Converts files to Haystack Documents using MarkItDown.

MarkItDown is a Microsoft library that converts many file formats to Markdown, including PDF, Word (.docx), PowerPoint (.pptx), Excel (.xlsx), HTML, images, audio, and more. All processing is performed locally.

Usage example

python
from haystack_integrations.components.converters.markitdown import MarkItDownConverter

converter = MarkItDownConverter()
result = converter.run(sources=["document.pdf", "report.docx"])
documents = result["documents"]

init

python
__init__(store_full_path: bool = False) -> None

Initializes the MarkItDownConverter.

Parameters:

  • store_full_path (bool) – If True, the full file path is stored in the Document metadata. If False, only the file name is stored.

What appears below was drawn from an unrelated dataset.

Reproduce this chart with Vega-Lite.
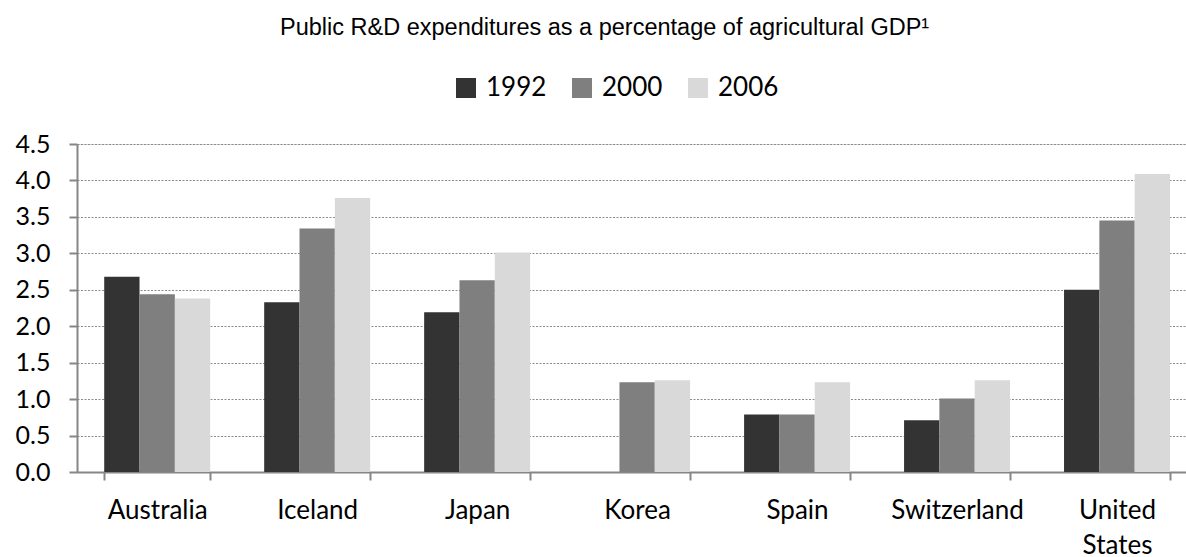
{
  "$schema": "https://vega.github.io/schema/vega-lite/v6.json",
  "width": 1109,
  "height": 328,
  "autosize": {"type": "none"},
  "padding": {"left": 77, "top": 144, "right": 0, "bottom": 85},
  "background": "white",
  "title": {
    "text": "Public R&D expenditures as a percentage of agricultural GDP¹",
    "anchor": "start",
    "frame": "group",
    "dx": 203,
    "dy": -32,
    "font": "Liberation Sans",
    "fontSize": 23.5,
    "fontWeight": "normal",
    "color": "#000000"
  },
  "data": {
    "values": [
      {"country": "Australia", "year": "1992", "value": 2.68},
      {"country": "Australia", "year": "2000", "value": 2.44},
      {"country": "Australia", "year": "2006", "value": 2.38},
      {"country": "Iceland", "year": "1992", "value": 2.33},
      {"country": "Iceland", "year": "2000", "value": 3.34},
      {"country": "Iceland", "year": "2006", "value": 3.76},
      {"country": "Japan", "year": "1992", "value": 2.19},
      {"country": "Japan", "year": "2000", "value": 2.63},
      {"country": "Japan", "year": "2006", "value": 3.01},
      {"country": "Korea", "year": "2000", "value": 1.23},
      {"country": "Korea", "year": "2006", "value": 1.26},
      {"country": "Spain", "year": "1992", "value": 0.79},
      {"country": "Spain", "year": "2000", "value": 0.79},
      {"country": "Spain", "year": "2006", "value": 1.23},
      {"country": "Switzerland", "year": "1992", "value": 0.71},
      {"country": "Switzerland", "year": "2000", "value": 1.01},
      {"country": "Switzerland", "year": "2006", "value": 1.26},
      {"country": "United States", "year": "1992", "value": 2.5},
      {"country": "United States", "year": "2000", "value": 3.45},
      {"country": "United States", "year": "2006", "value": 4.09}
    ]
  },
  "mark": {"type": "bar"},
  "encoding": {
    "x": {
      "field": "country",
      "type": "nominal",
      "sort": ["Australia", "Iceland", "Japan", "Korea", "Spain", "Switzerland", "United States"],
      "scale": {"paddingInner": 0.3375, "paddingOuter": 0.135, "align": 0.63},
      "axis": {
        "title": null,
        "labelAngle": 0,
        "tickBand": "extent",
        "tickSize": 8,
        "tickWidth": 2,
        "tickColor": "#868686",
        "domainColor": "#868686",
        "domainWidth": 2,
        "labelFont": "Lato",
        "labelFontSize": 26,
        "labelColor": "#000000",
        "labelPadding": 17,
        "labelLineHeight": 35,
        "labelExpr": "isValid(datum.value) ? split(datum.value, ' ') : ''"
      }
    },
    "xOffset": {"field": "year", "type": "nominal", "sort": ["1992", "2000", "2006"]},
    "y": {
      "field": "value",
      "type": "quantitative",
      "scale": {"domain": [0, 4.5]},
      "axis": {
        "title": null,
        "values": [0, 0.5, 1, 1.5, 2, 2.5, 3, 3.5, 4, 4.5],
        "format": ".1f",
        "grid": true,
        "gridColor": "#8a8a8a",
        "gridDash": [2, 1.5],
        "gridWidth": 1,
        "tickSize": 8,
        "tickWidth": 2,
        "tickColor": "#868686",
        "domainColor": "#868686",
        "domainWidth": 2,
        "labelFont": "Lato",
        "labelFontSize": 25,
        "labelColor": "#000000",
        "labelPadding": 19
      }
    },
    "color": {
      "field": "year",
      "type": "nominal",
      "scale": {"domain": ["1992", "2000", "2006"], "range": ["#333333", "#7f7f7f", "#d9d9d9"]},
      "legend": {
        "orient": "none",
        "legendX": 376,
        "legendY": -69,
        "direction": "horizontal",
        "title": null,
        "symbolType": "square",
        "symbolSize": 400,
        "symbolStrokeWidth": 0,
        "symbolOpacity": 1,
        "labelFont": "Lato",
        "labelFontSize": 26,
        "labelColor": "#000000",
        "labelOffset": 7,
        "columnPadding": 22
      }
    }
  }
}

Defaults to False.

run

python
run(
sources: list[str | Path | ByteStream],
meta: dict[str, Any] | list[dict[str, Any]] | None = None,
) -> dict[str, list[Document]]

Converts files to Documents using MarkItDown.

Parameters:

  • sources (list[str | Path | ByteStream]) – List of file paths or ByteStream objects to convert.
  • meta (dict[str, Any] | list[dict[str, Any]] | None) – Optional metadata to attach to the Documents. Can be a single dict applied to all Documents, or a list of dicts aligned with sources.

Returns:

  • dict[str, list[Document]] – A dictionary with key documents containing the converted Documents.